Data entries:
# # # # # # #
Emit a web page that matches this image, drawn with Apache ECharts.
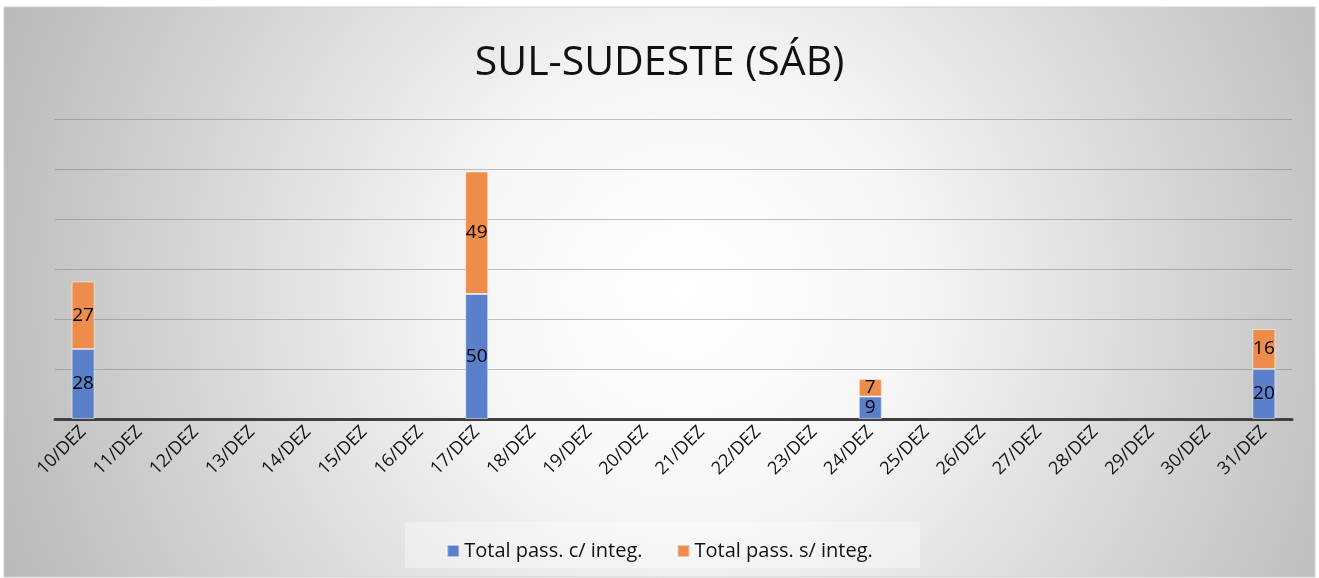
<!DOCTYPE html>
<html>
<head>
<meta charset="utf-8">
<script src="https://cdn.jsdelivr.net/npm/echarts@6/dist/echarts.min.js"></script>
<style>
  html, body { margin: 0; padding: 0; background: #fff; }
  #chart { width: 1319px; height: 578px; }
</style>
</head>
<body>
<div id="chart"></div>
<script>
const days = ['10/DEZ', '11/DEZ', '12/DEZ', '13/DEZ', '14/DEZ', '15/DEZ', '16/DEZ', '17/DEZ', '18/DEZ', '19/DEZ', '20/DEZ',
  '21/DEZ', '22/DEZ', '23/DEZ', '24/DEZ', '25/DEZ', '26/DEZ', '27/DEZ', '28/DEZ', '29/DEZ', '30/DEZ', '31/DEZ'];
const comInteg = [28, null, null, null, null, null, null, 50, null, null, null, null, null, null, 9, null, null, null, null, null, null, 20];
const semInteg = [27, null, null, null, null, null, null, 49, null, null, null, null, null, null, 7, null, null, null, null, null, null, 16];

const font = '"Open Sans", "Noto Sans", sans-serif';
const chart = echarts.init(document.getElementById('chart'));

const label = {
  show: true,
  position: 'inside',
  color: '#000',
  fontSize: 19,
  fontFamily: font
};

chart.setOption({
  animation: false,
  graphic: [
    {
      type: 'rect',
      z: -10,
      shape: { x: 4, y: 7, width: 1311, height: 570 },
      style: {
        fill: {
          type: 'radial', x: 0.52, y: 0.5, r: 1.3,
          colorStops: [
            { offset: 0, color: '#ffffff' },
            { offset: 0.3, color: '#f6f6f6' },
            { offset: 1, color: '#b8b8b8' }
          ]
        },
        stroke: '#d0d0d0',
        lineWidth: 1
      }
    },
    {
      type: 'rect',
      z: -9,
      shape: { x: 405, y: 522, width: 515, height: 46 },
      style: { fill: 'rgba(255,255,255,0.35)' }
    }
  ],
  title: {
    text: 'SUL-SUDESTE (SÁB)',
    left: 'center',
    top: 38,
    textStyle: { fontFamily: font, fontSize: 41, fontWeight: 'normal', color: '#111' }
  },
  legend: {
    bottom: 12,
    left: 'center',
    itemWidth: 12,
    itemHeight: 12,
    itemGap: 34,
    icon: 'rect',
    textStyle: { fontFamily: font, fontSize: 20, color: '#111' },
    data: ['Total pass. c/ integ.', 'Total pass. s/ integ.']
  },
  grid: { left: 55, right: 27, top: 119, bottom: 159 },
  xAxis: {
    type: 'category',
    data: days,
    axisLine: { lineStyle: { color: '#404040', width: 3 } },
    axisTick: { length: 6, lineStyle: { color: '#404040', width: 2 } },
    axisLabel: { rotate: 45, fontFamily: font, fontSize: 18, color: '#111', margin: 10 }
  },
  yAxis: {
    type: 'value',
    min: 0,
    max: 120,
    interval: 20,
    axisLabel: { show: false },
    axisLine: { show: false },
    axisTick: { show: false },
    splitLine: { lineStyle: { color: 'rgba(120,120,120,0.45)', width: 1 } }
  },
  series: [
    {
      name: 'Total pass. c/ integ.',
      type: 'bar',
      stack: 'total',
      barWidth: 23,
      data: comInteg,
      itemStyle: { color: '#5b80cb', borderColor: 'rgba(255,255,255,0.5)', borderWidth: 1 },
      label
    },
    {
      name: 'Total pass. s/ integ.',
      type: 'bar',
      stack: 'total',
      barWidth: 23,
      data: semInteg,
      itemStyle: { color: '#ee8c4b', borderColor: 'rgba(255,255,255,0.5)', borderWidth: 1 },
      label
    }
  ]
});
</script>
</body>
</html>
# # # # # # #
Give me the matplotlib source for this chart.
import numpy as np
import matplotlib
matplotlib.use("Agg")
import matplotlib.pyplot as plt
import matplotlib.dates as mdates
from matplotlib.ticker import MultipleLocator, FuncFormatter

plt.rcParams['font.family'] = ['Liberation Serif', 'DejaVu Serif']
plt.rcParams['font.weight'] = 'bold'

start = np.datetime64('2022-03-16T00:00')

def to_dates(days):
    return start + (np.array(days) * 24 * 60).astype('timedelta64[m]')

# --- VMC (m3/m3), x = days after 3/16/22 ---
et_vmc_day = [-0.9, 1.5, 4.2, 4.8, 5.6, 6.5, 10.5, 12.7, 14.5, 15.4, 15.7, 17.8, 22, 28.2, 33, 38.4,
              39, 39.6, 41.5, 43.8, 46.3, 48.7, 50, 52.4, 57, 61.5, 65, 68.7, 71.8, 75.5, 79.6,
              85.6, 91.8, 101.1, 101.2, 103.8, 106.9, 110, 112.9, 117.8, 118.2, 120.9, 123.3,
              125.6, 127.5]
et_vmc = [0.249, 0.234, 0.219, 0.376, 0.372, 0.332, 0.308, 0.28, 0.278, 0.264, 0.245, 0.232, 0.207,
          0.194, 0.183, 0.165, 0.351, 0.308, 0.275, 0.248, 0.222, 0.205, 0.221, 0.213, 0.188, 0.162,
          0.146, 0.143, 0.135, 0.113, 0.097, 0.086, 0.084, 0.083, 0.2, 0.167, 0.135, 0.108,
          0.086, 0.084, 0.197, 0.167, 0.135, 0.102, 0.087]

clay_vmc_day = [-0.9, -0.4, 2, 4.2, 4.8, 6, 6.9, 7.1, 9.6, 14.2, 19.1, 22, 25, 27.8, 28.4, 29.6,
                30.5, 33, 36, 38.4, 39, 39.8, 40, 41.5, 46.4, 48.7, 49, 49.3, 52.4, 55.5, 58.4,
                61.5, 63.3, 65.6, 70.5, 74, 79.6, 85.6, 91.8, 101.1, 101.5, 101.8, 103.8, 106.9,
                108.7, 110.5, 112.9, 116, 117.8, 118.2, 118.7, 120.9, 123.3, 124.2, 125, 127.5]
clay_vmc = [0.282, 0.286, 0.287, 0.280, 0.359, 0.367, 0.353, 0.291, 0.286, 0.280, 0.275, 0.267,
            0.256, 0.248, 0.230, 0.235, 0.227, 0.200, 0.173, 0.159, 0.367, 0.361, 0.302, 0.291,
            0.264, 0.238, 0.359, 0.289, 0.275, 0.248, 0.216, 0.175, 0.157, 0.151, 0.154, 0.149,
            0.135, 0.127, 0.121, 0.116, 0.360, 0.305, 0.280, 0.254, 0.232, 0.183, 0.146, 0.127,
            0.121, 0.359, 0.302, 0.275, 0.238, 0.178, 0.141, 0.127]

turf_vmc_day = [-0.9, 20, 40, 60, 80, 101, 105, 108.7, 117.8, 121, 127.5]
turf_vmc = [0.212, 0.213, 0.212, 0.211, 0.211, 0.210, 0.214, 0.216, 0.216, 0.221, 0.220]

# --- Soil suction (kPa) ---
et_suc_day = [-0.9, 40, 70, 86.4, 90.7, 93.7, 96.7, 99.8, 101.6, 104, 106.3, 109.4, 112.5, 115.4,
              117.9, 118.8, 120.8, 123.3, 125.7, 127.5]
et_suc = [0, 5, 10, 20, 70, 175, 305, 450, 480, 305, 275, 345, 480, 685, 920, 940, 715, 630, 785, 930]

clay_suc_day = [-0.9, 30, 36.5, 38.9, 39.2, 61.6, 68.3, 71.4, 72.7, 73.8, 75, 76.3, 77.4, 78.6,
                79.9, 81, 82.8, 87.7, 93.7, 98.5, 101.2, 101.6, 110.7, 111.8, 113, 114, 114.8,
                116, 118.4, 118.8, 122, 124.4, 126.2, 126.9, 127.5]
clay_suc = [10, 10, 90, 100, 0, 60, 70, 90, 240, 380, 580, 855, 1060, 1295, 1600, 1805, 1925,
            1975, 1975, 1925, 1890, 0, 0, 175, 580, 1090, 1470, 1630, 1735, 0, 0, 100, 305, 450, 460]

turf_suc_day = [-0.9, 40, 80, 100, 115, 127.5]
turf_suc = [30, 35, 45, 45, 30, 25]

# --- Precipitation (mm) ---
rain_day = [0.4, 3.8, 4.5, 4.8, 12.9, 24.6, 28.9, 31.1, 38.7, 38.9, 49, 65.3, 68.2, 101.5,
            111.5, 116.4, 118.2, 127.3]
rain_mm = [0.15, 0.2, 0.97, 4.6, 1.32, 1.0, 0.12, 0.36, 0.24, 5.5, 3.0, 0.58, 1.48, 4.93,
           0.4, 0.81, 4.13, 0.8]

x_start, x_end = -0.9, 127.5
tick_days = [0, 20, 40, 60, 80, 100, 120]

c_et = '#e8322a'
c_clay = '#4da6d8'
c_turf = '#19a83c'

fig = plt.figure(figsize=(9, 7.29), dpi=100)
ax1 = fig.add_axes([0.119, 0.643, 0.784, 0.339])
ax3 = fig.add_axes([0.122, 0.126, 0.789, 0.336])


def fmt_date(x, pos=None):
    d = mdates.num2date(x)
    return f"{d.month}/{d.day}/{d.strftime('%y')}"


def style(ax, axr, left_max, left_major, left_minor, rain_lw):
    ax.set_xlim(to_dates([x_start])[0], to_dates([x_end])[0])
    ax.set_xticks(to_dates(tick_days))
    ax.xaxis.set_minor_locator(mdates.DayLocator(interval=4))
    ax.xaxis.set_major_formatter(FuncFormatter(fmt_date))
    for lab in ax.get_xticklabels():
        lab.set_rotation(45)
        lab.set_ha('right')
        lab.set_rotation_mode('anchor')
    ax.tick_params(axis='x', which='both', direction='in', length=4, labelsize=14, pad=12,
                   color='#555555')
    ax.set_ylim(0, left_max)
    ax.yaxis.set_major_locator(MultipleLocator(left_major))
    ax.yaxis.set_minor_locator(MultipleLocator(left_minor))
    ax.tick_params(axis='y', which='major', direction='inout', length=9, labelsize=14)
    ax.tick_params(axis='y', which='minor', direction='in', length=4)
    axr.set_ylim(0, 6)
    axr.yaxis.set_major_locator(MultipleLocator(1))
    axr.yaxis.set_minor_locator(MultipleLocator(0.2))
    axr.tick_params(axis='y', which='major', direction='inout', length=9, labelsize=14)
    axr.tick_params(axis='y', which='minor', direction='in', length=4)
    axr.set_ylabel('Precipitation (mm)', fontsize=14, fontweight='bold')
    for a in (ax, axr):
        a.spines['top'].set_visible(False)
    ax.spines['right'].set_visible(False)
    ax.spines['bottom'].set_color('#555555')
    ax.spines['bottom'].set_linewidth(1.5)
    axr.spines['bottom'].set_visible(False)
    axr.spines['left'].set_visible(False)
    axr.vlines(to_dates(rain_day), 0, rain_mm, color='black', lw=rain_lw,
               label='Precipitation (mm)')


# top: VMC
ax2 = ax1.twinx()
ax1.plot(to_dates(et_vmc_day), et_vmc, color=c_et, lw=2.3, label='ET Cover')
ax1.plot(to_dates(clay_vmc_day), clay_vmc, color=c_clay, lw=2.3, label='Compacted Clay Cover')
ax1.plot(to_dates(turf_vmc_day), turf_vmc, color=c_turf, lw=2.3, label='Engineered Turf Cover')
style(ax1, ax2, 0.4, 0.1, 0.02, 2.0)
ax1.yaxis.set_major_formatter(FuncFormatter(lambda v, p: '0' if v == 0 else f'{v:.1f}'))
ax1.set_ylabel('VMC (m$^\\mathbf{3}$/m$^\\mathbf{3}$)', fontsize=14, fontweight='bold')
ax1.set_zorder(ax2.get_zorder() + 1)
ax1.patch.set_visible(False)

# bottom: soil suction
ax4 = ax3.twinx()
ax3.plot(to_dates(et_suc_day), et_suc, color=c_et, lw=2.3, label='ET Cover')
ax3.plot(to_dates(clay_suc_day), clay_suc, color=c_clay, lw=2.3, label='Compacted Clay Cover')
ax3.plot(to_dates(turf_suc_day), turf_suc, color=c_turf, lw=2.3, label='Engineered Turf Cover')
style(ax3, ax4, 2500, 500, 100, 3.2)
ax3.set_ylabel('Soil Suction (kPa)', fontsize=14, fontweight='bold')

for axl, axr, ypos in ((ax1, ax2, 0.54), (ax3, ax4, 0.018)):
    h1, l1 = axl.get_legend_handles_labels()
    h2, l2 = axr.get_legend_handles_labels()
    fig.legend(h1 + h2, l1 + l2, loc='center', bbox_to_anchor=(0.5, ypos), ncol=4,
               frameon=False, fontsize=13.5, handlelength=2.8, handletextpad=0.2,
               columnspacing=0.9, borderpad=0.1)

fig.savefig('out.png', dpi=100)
# # # # # # #
Exercise: Go through the material above and output exactly the lines from the one containing "Give me the matplotlib source for this chart." through the one containing "return start +".

The result:
Give me the matplotlib source for this chart.
import numpy as np
import matplotlib
matplotlib.use("Agg")
import matplotlib.pyplot as plt
import matplotlib.dates as mdates
from matplotlib.ticker import MultipleLocator, FuncFormatter

plt.rcParams['font.family'] = ['Liberation Serif', 'DejaVu Serif']
plt.rcParams['font.weight'] = 'bold'

start = np.datetime64('2022-03-16T00:00')

def to_dates(days):
    return start + (np.array(days) * 24 * 60).astype('timedelta64[m]')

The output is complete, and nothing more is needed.